Today, it is common to disable parts of a processor, or underclock it to somehow compromise the performance. But back then, it was not economically feasible to create a high-end processor and artificially lower its performance for marketing purposes. So, IBM decided on the idea of adding "microprogramming" to the System/360, so that all members of the family used the same instruction set (except for the lowest-end, Model 20, which could execute a subset). These instructions were then broken down into a series of "micro-operations," which were specific to that system implementation. By doing this, the underlying processor could be very different, and this allowed scalability of the magnitude IBM wanted, and as mentioned, even exceeded it by two times.
This probably sounds familiar to you, since something similar has been implemented on x86 processors since the Pentium Pro (or really, NexGen Nx586). As mentioned, however, IBM planned this. The x86 designers did this because the instruction set was so poor, it could not be directly executed effectively. There was one very important advantage of this micro-programming that could not be easily implemented on a microprocessor. By creating new micro-programming modules, the System/360 could be made compatible with the very popular 1401, for the lower end machines, and even the 7070 and 7090 for the higher end System/360s. Since this was done in hardware, it was much faster than any software emulation, and in fact generally ran older software much faster on the System/360 than on the native machine, due to the machine being more advanced.
Some of these advances are still with us today. For one, the System/360 standardized the byte at eight bits, and used a word length of 32-bits, both of which helped simplify the design since they were powers of two. All but the lowest-end Model 20 had 16 general-purpose registers (the same as x86-64), whereas most previous computers had an accumulator, possibly an index register, and perhaps other special-function registers. The System/360 could also address an enormous amount of memory of 16 MB, although at that time this amount of memory was not available. The highest-end processor could run at a very respectable 5 MHz (recall that is the speed the 8086 was introduced at 14 years later), while the low-end processors ran at 1 MHz. Models introduced later in 1966 also had pipelined processors.

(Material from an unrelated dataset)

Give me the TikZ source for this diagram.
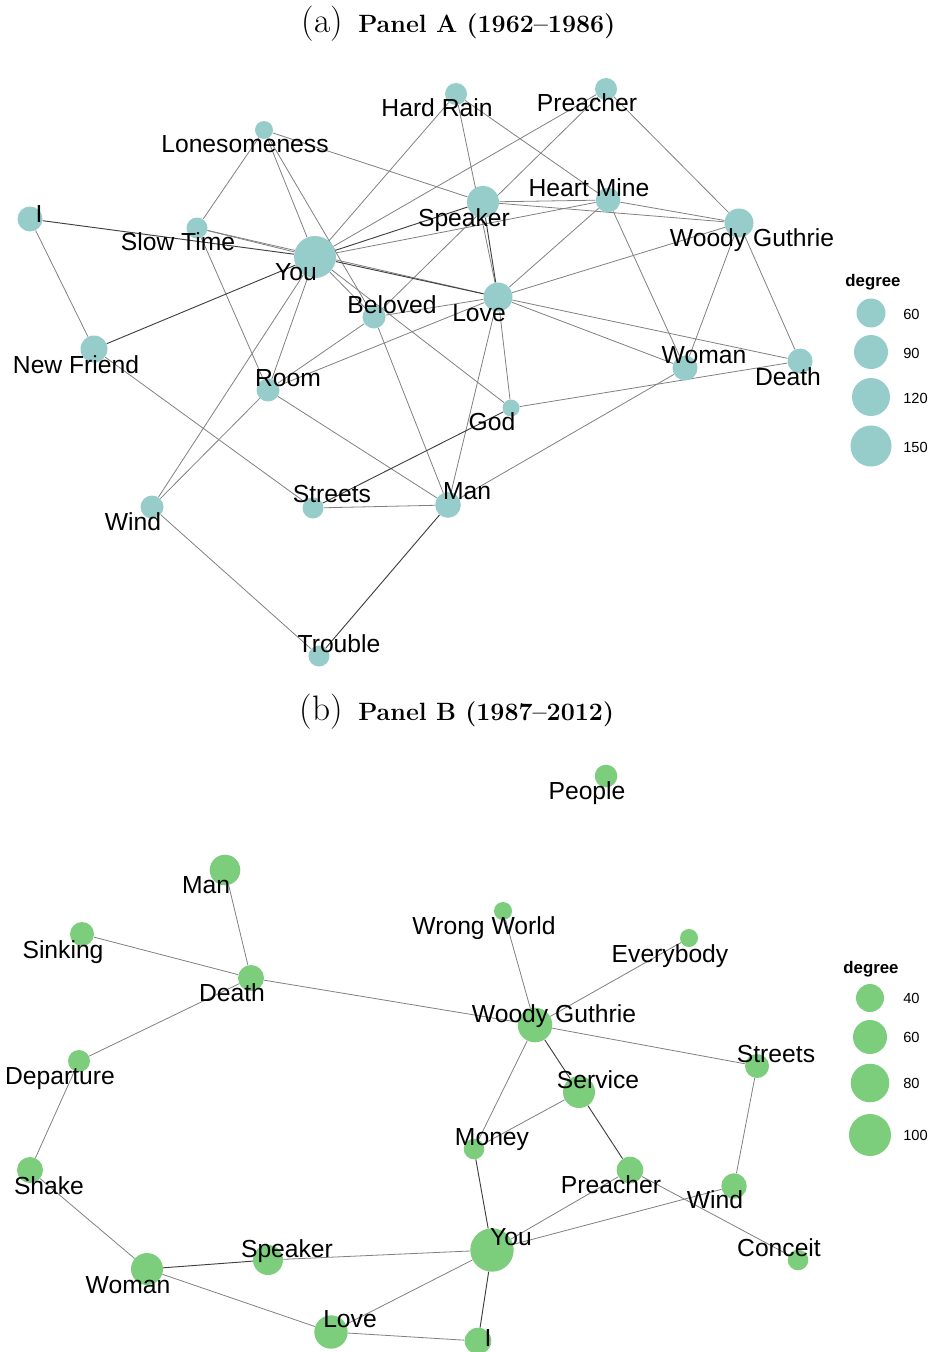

While the System/360 did break a lot of new ground, in other ways it failed to implement important technologies. The most glaring deficiency was that there was no dynamic address translation (except in the later model 67). This not only made virtual memory impossible, but it made the machine poorly suited for proper time-sharing, which was now becoming a possibility with the increasing performance and resources of computers. Also, IBM eschewed the integrated circuit, and instead used "solid-logic technology," which could roughly be considered somewhere between the integrated circuit and simple transistor technology. Conversely, on the software side of things, IBM was perhaps a bit too ambitious with OS/360, one of the operating systems designed for the System/360. It was late, used a lot of memory, was very buggy, lacked some promised features, and more than that, continued to be buggy long after it was released. It was a well known, high visibility, and dramatic failure, although IBM eventually did get it right and it spawned very important descendants.
Despite these issues, the System/360 was incredibly well-received and over 1,100 units were ordered in the first month, far exceeding even IBM's goals and capacity. Not only was it initially successful, but it proved enduring and spawned a large clone market. Clones were even made in what was then the Soviet Union. It was designed to be a very flexible and adaptable line, and was used extensively in all types of endeavors, perhaps most famously the Apollo program.
More importantly, the System/360 started a line that has been the backbone of computing for almost 50 years, and represents one of the most commercially important and enduring designs in the history of computing.